### CHALLENGE
Reproduce, please, the span of lines beginning at the line with "Write a web" and ending at the line with "var siteTemp = [7.27, 8.42, 11.07]", inclusive, minus any pictures.

### DATASET
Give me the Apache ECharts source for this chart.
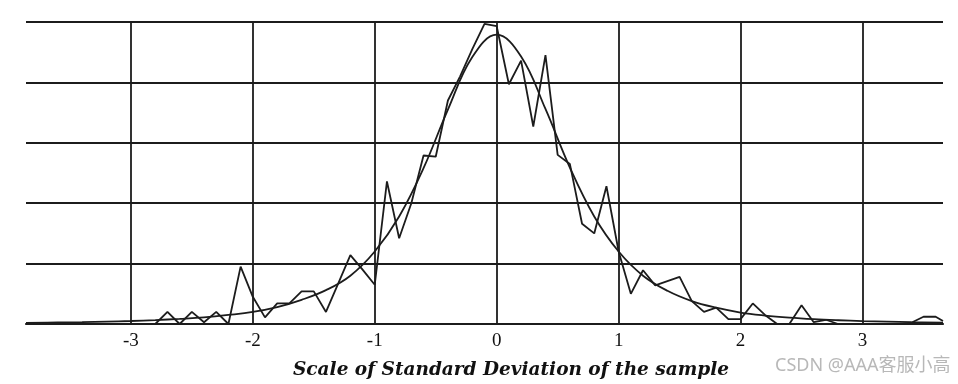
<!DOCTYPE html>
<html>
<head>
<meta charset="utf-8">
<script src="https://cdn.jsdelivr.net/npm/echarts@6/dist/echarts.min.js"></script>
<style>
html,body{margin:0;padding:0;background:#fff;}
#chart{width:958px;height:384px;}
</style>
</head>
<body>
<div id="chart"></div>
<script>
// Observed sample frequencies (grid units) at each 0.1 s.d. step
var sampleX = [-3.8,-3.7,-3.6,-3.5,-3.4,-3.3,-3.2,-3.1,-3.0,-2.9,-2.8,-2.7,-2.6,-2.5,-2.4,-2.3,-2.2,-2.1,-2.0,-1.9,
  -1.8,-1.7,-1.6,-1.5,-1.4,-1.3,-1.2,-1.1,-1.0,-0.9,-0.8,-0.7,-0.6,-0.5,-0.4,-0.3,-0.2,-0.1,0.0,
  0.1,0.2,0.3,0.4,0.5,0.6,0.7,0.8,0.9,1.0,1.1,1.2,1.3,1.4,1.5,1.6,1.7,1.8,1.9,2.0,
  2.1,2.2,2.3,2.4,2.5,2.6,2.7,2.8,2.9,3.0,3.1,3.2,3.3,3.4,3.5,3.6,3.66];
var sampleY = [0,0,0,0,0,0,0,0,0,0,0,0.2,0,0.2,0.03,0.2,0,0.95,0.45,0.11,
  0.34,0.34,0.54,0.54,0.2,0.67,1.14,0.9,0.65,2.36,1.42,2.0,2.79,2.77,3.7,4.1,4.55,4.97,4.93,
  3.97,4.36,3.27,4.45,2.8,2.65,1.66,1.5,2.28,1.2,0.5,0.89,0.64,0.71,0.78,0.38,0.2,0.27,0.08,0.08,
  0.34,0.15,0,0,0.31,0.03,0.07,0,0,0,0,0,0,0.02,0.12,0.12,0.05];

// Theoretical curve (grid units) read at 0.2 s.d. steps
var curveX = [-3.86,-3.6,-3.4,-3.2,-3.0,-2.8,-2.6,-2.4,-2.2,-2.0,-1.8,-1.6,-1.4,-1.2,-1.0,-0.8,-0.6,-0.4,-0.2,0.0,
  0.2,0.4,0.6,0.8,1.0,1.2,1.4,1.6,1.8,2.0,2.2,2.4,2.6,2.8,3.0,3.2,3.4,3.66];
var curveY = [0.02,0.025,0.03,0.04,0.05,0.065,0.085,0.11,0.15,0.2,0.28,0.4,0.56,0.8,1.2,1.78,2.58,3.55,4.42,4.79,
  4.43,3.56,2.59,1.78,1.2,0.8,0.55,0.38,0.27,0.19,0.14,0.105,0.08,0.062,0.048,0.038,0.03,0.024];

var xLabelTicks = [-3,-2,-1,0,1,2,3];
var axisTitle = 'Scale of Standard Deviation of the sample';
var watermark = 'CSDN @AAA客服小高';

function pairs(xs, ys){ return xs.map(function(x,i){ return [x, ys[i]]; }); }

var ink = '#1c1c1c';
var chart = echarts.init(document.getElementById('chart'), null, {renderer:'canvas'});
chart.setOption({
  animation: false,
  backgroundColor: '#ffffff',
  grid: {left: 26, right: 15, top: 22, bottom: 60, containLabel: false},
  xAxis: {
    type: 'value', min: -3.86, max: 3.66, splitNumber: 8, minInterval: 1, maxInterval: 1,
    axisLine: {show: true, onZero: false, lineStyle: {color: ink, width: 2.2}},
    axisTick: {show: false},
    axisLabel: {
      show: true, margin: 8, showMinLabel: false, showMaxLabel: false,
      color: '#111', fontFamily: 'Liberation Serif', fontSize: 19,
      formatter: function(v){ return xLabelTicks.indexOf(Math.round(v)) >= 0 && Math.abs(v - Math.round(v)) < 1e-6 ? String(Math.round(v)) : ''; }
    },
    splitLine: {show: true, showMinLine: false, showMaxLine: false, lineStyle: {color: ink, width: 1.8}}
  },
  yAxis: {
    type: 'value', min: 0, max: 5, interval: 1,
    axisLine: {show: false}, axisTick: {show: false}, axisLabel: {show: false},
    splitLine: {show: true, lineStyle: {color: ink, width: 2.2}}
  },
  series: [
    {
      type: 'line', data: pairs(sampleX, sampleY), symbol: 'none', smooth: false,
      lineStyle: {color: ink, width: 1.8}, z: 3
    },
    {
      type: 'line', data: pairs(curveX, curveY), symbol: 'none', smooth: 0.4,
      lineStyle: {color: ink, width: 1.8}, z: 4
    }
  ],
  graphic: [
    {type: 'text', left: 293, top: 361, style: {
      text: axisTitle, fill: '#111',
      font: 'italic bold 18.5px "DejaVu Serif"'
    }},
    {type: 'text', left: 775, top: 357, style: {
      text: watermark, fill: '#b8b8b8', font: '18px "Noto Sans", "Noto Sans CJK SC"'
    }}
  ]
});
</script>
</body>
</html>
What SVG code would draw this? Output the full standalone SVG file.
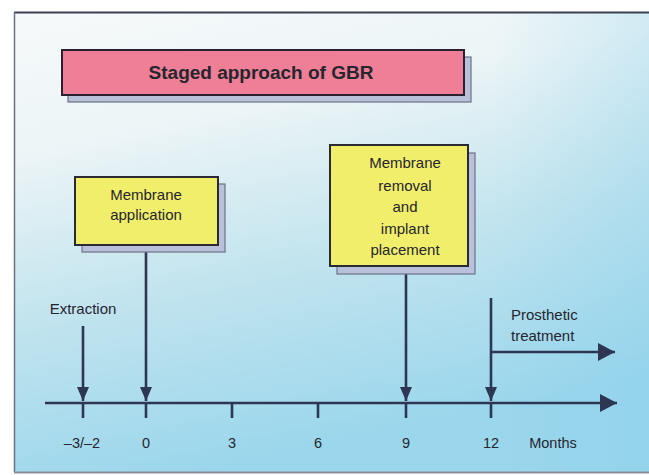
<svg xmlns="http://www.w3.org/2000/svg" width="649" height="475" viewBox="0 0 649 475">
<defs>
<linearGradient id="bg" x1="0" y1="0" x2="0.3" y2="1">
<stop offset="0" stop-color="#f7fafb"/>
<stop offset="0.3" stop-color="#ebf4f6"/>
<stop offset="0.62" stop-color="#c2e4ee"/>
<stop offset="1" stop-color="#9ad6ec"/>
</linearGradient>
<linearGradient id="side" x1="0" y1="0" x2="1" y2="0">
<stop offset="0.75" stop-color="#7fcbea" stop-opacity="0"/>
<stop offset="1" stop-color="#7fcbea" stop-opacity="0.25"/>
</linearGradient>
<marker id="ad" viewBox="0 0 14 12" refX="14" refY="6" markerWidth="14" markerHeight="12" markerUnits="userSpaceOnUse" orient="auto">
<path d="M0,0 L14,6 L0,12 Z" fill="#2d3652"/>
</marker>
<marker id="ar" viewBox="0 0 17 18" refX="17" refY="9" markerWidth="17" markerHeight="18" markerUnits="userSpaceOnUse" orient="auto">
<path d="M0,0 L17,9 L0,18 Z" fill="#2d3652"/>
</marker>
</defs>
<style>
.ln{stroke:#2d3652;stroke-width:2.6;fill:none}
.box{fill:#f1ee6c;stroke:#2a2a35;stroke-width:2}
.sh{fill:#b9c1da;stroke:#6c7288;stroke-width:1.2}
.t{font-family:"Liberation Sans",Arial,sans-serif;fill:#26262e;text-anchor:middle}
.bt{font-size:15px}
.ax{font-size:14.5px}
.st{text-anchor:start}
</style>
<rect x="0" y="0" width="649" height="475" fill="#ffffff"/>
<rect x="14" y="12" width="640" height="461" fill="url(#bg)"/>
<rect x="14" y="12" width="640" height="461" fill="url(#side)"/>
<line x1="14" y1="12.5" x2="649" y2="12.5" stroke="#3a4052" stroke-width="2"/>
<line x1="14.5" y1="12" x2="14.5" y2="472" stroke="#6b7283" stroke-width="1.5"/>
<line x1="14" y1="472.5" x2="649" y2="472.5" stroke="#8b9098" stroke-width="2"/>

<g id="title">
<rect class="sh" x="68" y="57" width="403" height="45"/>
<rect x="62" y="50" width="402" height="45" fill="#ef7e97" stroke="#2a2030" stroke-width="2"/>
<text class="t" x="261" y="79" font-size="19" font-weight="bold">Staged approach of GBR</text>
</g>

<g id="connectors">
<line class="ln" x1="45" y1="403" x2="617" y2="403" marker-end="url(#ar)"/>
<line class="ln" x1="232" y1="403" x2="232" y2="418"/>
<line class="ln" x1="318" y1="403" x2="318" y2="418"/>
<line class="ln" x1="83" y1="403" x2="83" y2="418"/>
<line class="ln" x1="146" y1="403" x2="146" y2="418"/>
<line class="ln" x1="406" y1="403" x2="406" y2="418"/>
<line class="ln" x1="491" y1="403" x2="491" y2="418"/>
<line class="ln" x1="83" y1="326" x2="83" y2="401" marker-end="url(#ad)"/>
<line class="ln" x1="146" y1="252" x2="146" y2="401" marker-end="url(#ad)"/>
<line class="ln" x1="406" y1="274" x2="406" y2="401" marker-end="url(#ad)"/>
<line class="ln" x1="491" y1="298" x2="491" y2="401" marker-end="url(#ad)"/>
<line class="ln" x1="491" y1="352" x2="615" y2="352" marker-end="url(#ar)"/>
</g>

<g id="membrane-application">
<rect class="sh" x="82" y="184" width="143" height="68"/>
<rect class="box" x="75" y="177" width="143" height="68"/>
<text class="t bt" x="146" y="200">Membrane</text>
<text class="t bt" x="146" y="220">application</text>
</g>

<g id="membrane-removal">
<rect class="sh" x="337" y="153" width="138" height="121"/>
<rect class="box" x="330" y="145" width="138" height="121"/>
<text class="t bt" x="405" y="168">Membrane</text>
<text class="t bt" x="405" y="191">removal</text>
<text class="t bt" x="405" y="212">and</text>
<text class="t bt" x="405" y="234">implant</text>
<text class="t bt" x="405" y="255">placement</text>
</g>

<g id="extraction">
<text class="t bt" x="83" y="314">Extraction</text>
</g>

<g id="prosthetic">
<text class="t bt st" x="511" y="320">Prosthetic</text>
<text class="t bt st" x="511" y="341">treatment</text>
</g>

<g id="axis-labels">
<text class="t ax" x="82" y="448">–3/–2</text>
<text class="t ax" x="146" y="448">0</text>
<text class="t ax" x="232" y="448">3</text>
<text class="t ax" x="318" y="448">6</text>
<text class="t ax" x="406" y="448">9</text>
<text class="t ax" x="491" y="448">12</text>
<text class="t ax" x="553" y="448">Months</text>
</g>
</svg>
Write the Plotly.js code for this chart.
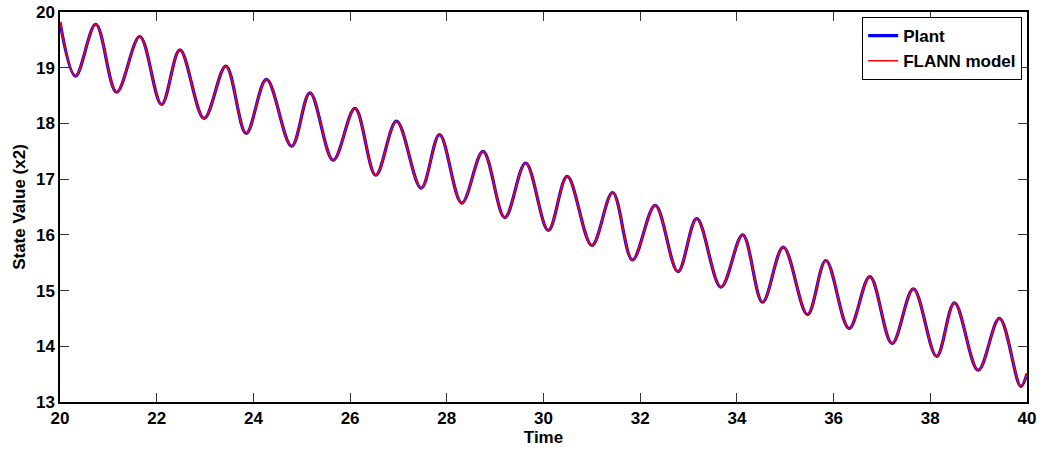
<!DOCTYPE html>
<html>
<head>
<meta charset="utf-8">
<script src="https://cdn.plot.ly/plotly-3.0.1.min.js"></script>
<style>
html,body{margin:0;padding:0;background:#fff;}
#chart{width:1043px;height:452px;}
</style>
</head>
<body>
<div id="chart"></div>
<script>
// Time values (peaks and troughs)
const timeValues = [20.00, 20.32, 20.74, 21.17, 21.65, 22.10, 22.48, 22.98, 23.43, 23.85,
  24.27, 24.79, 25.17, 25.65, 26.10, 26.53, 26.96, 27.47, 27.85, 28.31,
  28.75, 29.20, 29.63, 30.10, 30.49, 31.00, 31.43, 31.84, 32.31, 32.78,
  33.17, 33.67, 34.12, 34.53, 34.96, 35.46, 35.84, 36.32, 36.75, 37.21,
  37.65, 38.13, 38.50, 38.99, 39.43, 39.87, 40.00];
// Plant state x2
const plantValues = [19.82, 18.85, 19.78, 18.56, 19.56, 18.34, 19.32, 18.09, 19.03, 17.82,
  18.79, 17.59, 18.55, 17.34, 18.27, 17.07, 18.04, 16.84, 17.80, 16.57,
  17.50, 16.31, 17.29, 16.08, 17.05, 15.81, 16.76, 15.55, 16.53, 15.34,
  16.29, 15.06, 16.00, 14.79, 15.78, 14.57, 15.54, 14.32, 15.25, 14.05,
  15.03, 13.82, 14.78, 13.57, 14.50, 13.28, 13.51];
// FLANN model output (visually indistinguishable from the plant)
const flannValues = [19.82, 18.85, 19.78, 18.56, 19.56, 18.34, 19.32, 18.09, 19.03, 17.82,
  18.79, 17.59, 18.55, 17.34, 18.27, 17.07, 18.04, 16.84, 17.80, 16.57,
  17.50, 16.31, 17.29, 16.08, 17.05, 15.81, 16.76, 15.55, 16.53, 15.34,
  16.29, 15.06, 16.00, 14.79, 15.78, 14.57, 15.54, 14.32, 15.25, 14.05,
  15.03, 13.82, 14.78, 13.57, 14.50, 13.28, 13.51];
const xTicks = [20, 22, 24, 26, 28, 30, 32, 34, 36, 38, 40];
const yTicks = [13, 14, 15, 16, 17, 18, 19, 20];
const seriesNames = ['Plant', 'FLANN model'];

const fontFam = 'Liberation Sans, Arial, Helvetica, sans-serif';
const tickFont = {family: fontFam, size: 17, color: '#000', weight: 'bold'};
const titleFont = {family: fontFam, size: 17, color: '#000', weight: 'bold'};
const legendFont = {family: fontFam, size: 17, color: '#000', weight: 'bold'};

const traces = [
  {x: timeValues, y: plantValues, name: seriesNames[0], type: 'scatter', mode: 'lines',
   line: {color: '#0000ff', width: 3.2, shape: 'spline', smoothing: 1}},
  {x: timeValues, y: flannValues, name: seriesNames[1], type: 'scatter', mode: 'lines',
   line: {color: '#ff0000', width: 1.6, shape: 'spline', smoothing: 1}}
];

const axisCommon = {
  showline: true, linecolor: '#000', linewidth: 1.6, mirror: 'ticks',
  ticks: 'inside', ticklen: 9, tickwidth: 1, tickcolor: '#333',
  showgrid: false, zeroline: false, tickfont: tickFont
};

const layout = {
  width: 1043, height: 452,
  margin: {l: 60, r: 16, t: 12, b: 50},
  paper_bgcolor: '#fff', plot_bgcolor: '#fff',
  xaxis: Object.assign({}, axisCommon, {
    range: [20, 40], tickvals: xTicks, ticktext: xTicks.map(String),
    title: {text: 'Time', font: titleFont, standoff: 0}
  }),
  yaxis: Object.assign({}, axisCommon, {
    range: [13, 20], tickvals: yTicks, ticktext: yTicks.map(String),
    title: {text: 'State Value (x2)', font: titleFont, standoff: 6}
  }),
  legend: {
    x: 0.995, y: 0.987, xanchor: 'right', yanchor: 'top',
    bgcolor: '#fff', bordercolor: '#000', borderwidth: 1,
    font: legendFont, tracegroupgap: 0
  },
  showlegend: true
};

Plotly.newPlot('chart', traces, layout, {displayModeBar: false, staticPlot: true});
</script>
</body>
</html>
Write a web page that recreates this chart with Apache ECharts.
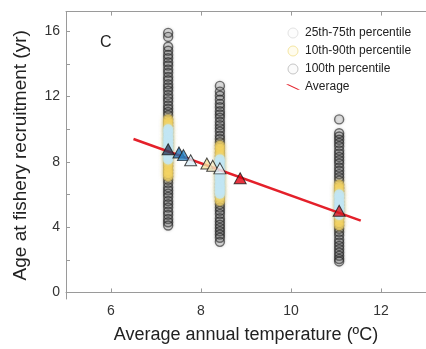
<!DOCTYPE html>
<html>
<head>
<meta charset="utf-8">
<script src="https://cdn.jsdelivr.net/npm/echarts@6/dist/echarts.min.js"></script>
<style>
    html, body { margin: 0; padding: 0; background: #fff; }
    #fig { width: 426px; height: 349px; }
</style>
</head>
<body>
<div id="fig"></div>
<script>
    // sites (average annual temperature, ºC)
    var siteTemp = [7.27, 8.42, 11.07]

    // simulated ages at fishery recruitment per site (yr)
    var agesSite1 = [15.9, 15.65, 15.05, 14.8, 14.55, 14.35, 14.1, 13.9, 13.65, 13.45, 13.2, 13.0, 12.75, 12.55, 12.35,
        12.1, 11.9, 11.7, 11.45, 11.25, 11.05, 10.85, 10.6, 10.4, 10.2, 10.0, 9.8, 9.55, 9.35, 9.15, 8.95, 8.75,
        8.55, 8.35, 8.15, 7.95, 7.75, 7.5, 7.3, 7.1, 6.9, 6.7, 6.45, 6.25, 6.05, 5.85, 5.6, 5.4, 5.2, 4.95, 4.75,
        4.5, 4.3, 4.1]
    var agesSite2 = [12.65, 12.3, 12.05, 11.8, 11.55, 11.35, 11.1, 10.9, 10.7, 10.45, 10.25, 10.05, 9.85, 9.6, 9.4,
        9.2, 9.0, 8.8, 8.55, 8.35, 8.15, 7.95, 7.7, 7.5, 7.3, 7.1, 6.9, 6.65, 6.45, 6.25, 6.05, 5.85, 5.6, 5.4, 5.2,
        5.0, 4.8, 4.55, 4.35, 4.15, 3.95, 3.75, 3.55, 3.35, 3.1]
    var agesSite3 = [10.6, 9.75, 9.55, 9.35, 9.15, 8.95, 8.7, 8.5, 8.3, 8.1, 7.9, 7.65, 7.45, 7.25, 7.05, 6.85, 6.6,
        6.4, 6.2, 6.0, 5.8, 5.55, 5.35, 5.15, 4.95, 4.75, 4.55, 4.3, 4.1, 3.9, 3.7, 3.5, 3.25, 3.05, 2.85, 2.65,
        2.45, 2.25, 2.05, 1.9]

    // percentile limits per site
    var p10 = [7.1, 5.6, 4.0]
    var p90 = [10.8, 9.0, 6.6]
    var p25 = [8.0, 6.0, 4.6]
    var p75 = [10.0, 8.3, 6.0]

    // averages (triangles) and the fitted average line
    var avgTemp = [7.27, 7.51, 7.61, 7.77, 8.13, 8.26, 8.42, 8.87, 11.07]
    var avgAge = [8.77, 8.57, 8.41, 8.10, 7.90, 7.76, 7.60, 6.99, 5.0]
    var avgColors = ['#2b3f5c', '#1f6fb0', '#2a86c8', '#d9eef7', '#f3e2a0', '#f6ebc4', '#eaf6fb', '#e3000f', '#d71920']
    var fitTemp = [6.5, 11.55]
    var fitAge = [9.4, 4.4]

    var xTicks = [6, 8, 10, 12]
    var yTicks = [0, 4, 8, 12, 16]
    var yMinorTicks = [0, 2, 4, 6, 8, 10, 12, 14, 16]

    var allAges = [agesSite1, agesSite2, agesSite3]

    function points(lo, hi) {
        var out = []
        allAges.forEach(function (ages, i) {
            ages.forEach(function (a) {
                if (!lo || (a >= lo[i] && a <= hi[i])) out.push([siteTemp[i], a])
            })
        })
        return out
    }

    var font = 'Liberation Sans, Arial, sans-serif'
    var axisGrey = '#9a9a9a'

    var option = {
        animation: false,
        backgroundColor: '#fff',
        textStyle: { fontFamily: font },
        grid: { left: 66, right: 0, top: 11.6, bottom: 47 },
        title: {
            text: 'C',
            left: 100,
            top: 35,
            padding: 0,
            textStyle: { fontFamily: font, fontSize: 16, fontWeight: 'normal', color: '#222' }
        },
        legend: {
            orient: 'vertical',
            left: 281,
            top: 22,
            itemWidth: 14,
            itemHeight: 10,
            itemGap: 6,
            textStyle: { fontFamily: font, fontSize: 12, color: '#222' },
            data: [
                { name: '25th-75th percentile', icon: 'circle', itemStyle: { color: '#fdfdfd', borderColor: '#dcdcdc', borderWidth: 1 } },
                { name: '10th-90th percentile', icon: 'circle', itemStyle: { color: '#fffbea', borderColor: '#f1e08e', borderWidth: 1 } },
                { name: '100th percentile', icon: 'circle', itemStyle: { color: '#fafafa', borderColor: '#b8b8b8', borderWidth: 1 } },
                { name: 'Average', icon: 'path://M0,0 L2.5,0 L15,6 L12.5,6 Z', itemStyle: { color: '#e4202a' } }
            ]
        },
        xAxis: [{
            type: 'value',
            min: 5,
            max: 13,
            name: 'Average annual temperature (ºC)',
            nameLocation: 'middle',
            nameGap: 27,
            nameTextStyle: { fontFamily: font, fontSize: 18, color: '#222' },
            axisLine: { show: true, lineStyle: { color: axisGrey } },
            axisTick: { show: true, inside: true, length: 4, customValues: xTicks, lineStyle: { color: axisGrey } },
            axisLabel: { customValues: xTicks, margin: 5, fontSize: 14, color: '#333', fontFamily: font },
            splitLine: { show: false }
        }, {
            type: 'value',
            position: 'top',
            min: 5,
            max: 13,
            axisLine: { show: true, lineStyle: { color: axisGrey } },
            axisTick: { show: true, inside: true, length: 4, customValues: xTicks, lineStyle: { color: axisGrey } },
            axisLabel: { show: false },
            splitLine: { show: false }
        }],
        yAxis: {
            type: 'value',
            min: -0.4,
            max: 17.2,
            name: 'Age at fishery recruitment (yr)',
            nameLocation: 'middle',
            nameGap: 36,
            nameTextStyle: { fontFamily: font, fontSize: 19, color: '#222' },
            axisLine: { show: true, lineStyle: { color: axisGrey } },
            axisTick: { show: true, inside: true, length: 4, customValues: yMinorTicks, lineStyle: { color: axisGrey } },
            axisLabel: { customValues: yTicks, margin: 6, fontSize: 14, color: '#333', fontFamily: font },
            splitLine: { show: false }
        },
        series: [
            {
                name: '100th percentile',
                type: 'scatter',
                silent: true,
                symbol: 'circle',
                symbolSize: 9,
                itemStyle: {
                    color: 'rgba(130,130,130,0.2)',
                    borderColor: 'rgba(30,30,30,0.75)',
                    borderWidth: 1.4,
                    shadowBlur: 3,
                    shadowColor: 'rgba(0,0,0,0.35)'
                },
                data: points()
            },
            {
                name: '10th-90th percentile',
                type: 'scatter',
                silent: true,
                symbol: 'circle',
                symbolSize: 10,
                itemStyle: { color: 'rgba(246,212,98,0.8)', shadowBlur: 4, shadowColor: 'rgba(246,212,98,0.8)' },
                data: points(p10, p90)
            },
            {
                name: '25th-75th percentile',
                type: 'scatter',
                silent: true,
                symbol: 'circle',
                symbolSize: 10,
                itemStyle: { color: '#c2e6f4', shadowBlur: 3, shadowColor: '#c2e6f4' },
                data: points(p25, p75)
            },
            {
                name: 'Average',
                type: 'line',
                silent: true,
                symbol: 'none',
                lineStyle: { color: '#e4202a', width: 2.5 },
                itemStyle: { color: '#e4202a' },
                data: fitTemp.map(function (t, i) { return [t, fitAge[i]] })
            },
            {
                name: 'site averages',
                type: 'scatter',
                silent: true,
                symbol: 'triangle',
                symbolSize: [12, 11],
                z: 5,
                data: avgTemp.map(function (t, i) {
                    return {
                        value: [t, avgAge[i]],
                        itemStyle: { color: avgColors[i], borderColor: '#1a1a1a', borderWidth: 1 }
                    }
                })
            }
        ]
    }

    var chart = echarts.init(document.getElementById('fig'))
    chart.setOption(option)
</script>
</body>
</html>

### RESULT FOR THIS TASK
Write a web page that recreates this chart with Apache ECharts.
<!DOCTYPE html>
<html>
<head>
<meta charset="utf-8">
<script src="https://cdn.jsdelivr.net/npm/echarts@6/dist/echarts.min.js"></script>
<style>
    html, body { margin: 0; padding: 0; background: #fff; }
    #fig { width: 426px; height: 349px; }
</style>
</head>
<body>
<div id="fig"></div>
<script>
    // sites (average annual temperature, ºC)
    var siteTemp = [7.27, 8.42, 11.07]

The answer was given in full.